Review: The Body — ‘A Home on Earth’

Don’t be fooled. The complementary colors and peace offering dove drawn on the cover of The Body’s newest EP, A Home on Earth, contains neither Christmas songs nor a message of perpetual hope. These nine songs peel back yuletide cheer and reveal only defeat.

The hefty textures and rawness blistered throughout this EP suggests The Body is forging deeper into nonconventional metal and noise. Guitarist Chip King and drummer Lee Buford dedicate 20 minutes to electronic processing, pedal use, and decaying rhythms. There are no guitar riffs or erected forms, just degeneration.

Opener “Before we Know” unleashes power electronics like batting glass bottles emits piercing shards. The duo summons an uproarious creature on “Listless” as it spawns thunderous and tortuous screams. “Mother’s Verse” spits hammers and awakens Grendel’s mother. “Die by Ourselves” follows into bleak, polyrhythmic noise after a depressive recording of a female stating hard work doesn’t always yield white picket fences.

King and Buford continue to present a fragile theme buried in an aggressive veneer. “Wife of the World” opens with ear piercing shrieks, destructive drumming, and the gurgle of weathered cymbals. “Plague” has a gospel-tinged echo calling above the screeching guitars, flubbing drums, and knob manipulation.

The final three songs crumble brilliantly under their own weight, swirling briefly in the muck and mire. “No Longer Here” is groove forward with sounds of rattling cages and juddering guitars flexing dark electricity. “Ancient Exiles” is sludgy and hints at The Body’s early doom style as it casts incantations over a dimly lit candle in a cavernous worship site. Closer “Vile Despair” has head bang chops and plenty of noise inducing zaps to overwhelm the rhythm into a trance-inducing spell.
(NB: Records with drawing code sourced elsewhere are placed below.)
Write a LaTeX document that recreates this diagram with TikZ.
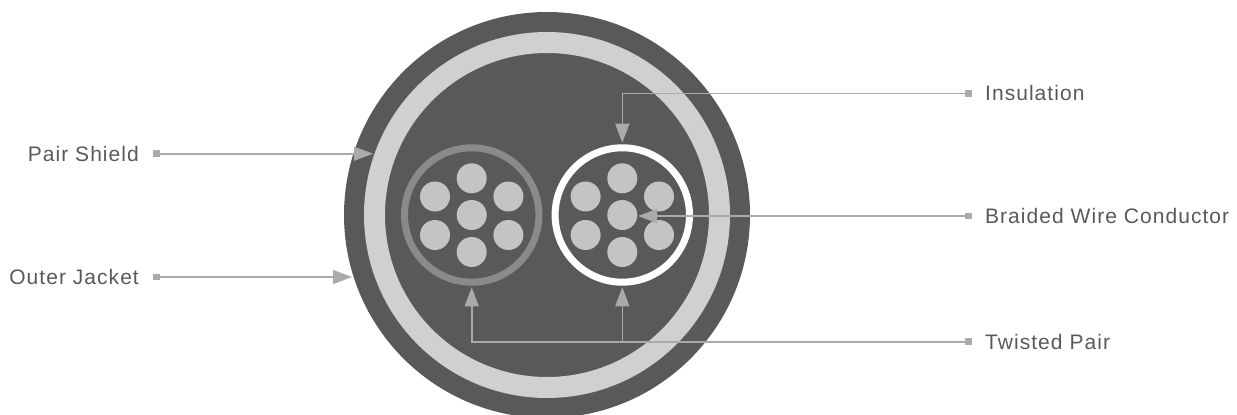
\documentclass[tikz,border=0pt]{standalone}
\usepackage{fontspec}
\setmainfont[LetterSpace=5]{Liberation Sans}
\usepackage{xcolor}
\usetikzlibrary{arrows.meta,positioning}
\definecolor{cablegray}{HTML}{595959}
\definecolor{shieldgray}{HTML}{D0D0D0}
\definecolor{wiregray}{HTML}{C4C4C4}
\definecolor{pairgray}{HTML}{8A8A8A}
\definecolor{leadgray}{HTML}{AAAAAA}

\begin{document}
\begin{tikzpicture}[
  x=1pt, y=-1pt,
  node distance=13pt and 13pt,
  every node/.style={font=\fontsize{21}{25}\selectfont, text=cablegray, inner sep=0pt},
  ring/.style={circle, draw, minimum size=#1},
  wire/.style={circle, fill=wiregray, minimum size=30pt},
  endsq/.style={rectangle, fill=leadgray, minimum size=6.5pt},
  lead/.style={draw=leadgray, line width=1.6pt},
  >={Triangle[length=19pt,width=14pt]}
]
\useasboundingbox (0,0) rectangle (1237,415);

\node[circle, fill=cablegray, minimum size=406pt] (jacket) at (547,215) {};
\node[ring=345pt, draw=shieldgray, line width=21pt] (shield) at (547,215) {};
\node[ring=134.4pt, draw=pairgray, line width=7pt] (pairl) at (471.7,215) {};
\node[ring=134.4pt, draw=white, line width=7pt] (pairr) at (622.3,215) {};

% wires of each pair
\foreach \x/\y/\n in {0/-36.7/t, 0/0/c, 0/37/b, -36.7/-18.5/tl, -36.7/20/bl, 36.7/-18.5/tr, 36.7/20/br}{
  \node[wire] (l\n) at (471.7+\x,215+\y) {};
  \node[wire] (r\n) at (622.3+\x,215+\y) {};
}

\node[endsq] (sqshield) at (156.5,153.7) {};
\node[endsq] (sqjacket) at (156.5,277) {};
\node[endsq] (sqins) at (968.5,93.3) {};
\node[endsq] (sqbraid) at (968.5,216) {};
\node[endsq] (sqtwist) at (968.5,341.7) {};

\node[left=14pt of sqshield] (tshield) {Pair Shield};
\node[left=14pt of sqjacket] (tjacket) {Outer Jacket};
\node[right=of sqins] (tins) {Insulation};
\node[right=of sqbraid] (tbraid) {Braided Wire Conductor};
\node[right=of sqtwist] (ttwist) {Twisted Pair};

\coordinate (tipshield) at (373,153.7);
\coordinate (tipjacket) at (352,277);
\coordinate (tipins) at (622.3,142.7);
\coordinate (tipbraid) at (638,216);
\coordinate (tiptwistl) at (471.7,287.3);
\coordinate (tiptwistr) at (622.3,287.3);

\draw[lead,->] (sqshield) -- (tipshield);
\draw[lead,->] (sqjacket) -- (tipjacket);
\draw[lead,->] (sqins) -| (tipins);
\draw[lead,->] (sqbraid) -- (tipbraid);
\draw[lead,->] (sqtwist) -| (tiptwistl);
\draw[lead,->] (tiptwistr |- sqtwist) -- (tiptwistr);
\end{tikzpicture}
\end{document}
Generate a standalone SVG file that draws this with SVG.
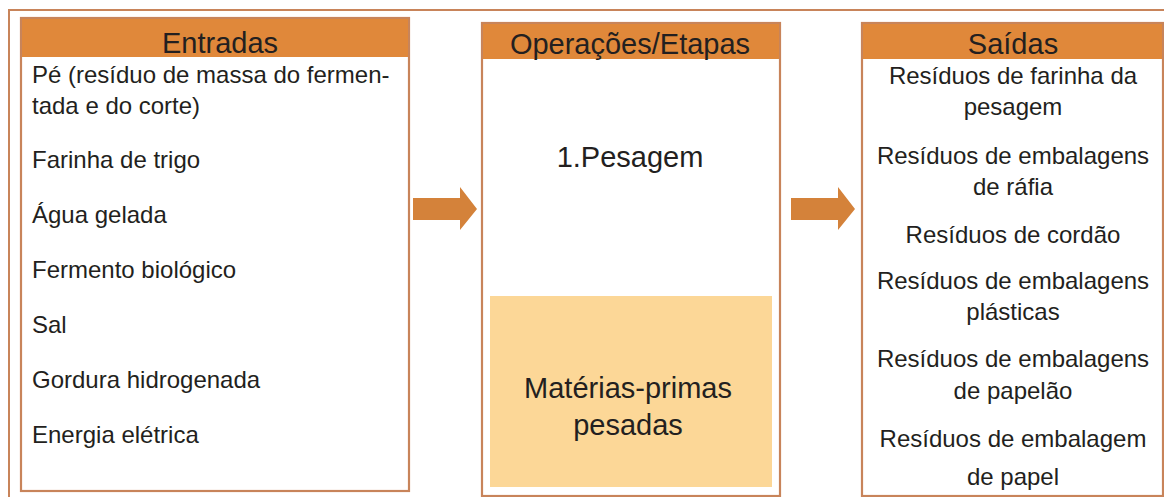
<svg xmlns="http://www.w3.org/2000/svg" width="1164" height="497" viewBox="0 0 1164 497">
<style>
.frame{fill:none;stroke:#c8845a;stroke-width:2}
.box{fill:#fff;stroke:#c8845a;stroke-width:2.2}
.hdr{fill:#e0883a}
.t{font-family:"Liberation Sans",Arial,sans-serif;fill:#231f20}
.h{font-size:29px;text-anchor:middle}
.b{font-size:24px}
.c{text-anchor:middle}
.big{font-size:29px;text-anchor:middle}
.arr{fill:#d4823a}
</style>
<rect width="1164" height="497" fill="#fff"/>
<path class="frame" d="M9,497 V10 H1164"/>
<g id="entradas">
<rect class="box" x="21" y="18" width="388" height="473"/>
<rect class="hdr" x="22" y="19" width="386" height="38"/>
<text class="t h" x="220" y="53">Entradas</text>
<text class="t b" x="32" y="83">Pé (resíduo de massa do fermen-</text>
<text class="t b" x="32" y="114">tada e do corte)</text>
<text class="t b" x="32" y="168">Farinha de trigo</text>
<text class="t b" x="32" y="223">Água gelada</text>
<text class="t b" x="32" y="278">Fermento biológico</text>
<text class="t b" x="32" y="333">Sal</text>
<text class="t b" x="32" y="388">Gordura hidrogenada</text>
<text class="t b" x="32" y="443">Energia elétrica</text>
</g>
<g id="operacoes">
<rect class="box" x="482" y="23" width="298" height="473"/>
<rect class="hdr" x="483" y="24" width="296" height="35"/>
<text class="t h" x="630" y="54">Operações/Etapas</text>
<text class="t big" x="630" y="167">1.Pesagem</text>
</g>
<g id="materias">
<rect x="490" y="296" width="282" height="191" fill="#fcd797"/>
<text class="t big" x="628" y="398">Matérias-primas</text>
<text class="t big" x="628" y="435">pesadas</text>
</g>
<g id="saidas">
<rect class="box" x="862" y="23" width="301" height="473"/>
<rect class="hdr" x="863" y="24" width="299" height="35"/>
<text class="t h" x="1013" y="54">Saídas</text>
<text class="t b c" x="1013" y="84">Resíduos de farinha da</text>
<text class="t b c" x="1013" y="115">pesagem</text>
<text class="t b c" x="1013" y="164">Resíduos de embalagens</text>
<text class="t b c" x="1013" y="195">de ráfia</text>
<text class="t b c" x="1013" y="243">Resíduos de cordão</text>
<text class="t b c" x="1013" y="289">Resíduos de embalagens</text>
<text class="t b c" x="1013" y="320">plásticas</text>
<text class="t b c" x="1013" y="367">Resíduos de embalagens</text>
<text class="t b c" x="1013" y="399">de papelão</text>
<text class="t b c" x="1013" y="447">Resíduos de embalagem</text>
<text class="t b c" x="1013" y="485">de papel</text>
</g>
<g id="connectors">
<path class="arr" d="M413,198 H460 V187 L477,209 L460,230 V220 H413 Z"/>
<path class="arr" d="M791,198 H838 V187 L855,209 L838,230 V220 H791 Z"/>
</g>
</svg>
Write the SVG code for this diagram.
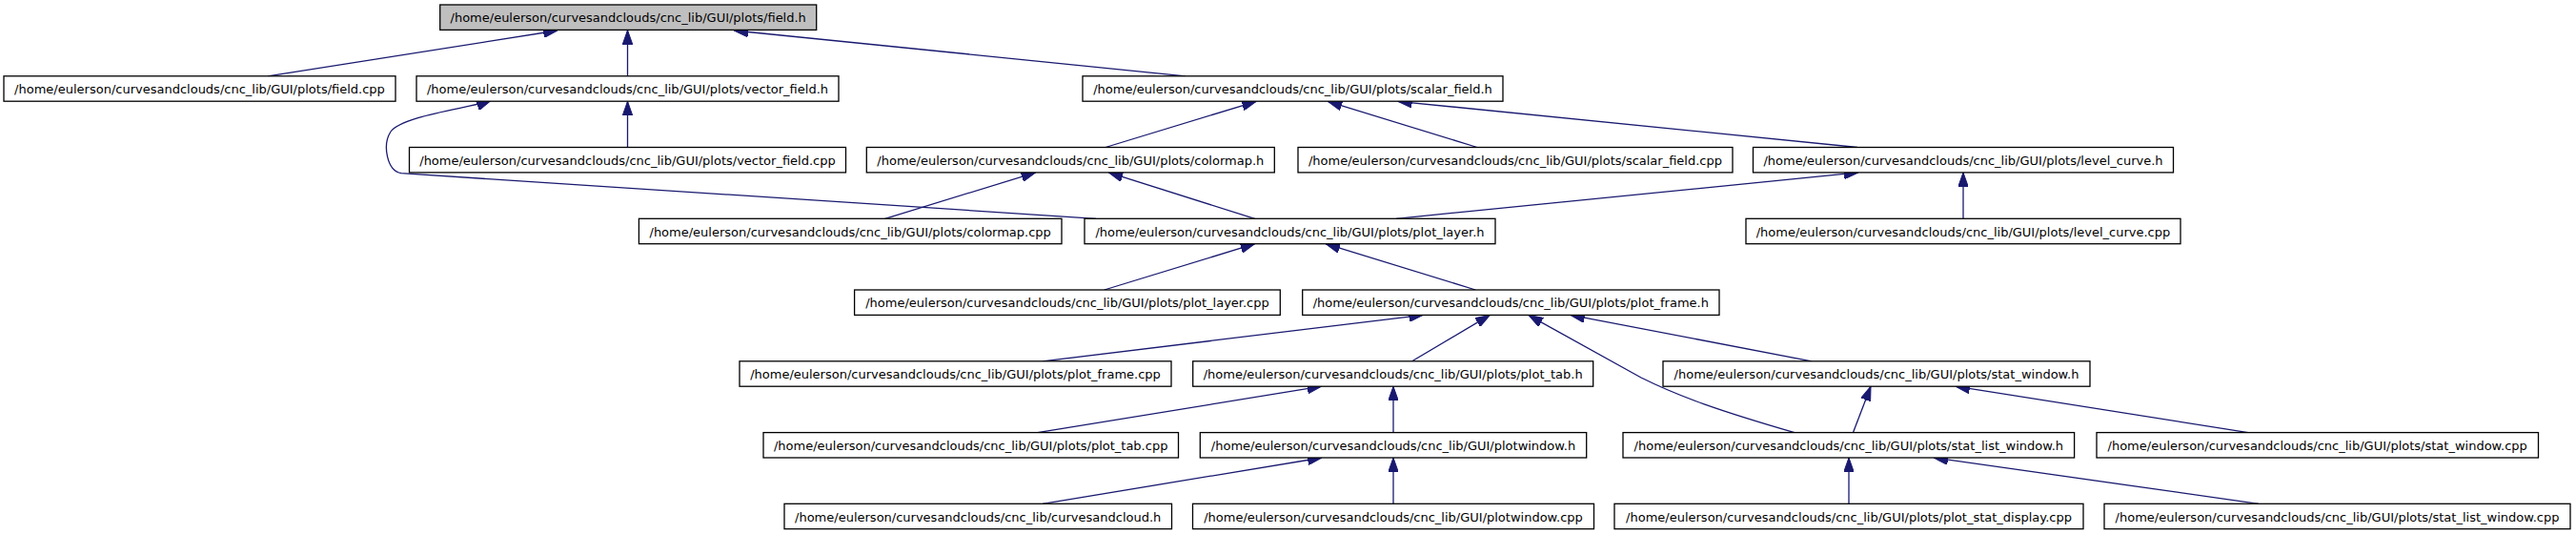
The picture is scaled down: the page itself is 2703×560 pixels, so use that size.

From beginning to end, this EP feels like permafrost tundra. Anger is woven through shallow, lifeless pockets of crucible clatter. King wields his guitar as a noise-inducing scepter of feedback capable of scrapping the rubber from your boots, while Buford gives all nine songs skeletal shape with densely pounded rhythm that obscures into digitalized dust. The Body continues to release deftly cathartic artifacts. A Home on Earth may not speak the language of the season, but it sure calls to mind the necessity for transformation.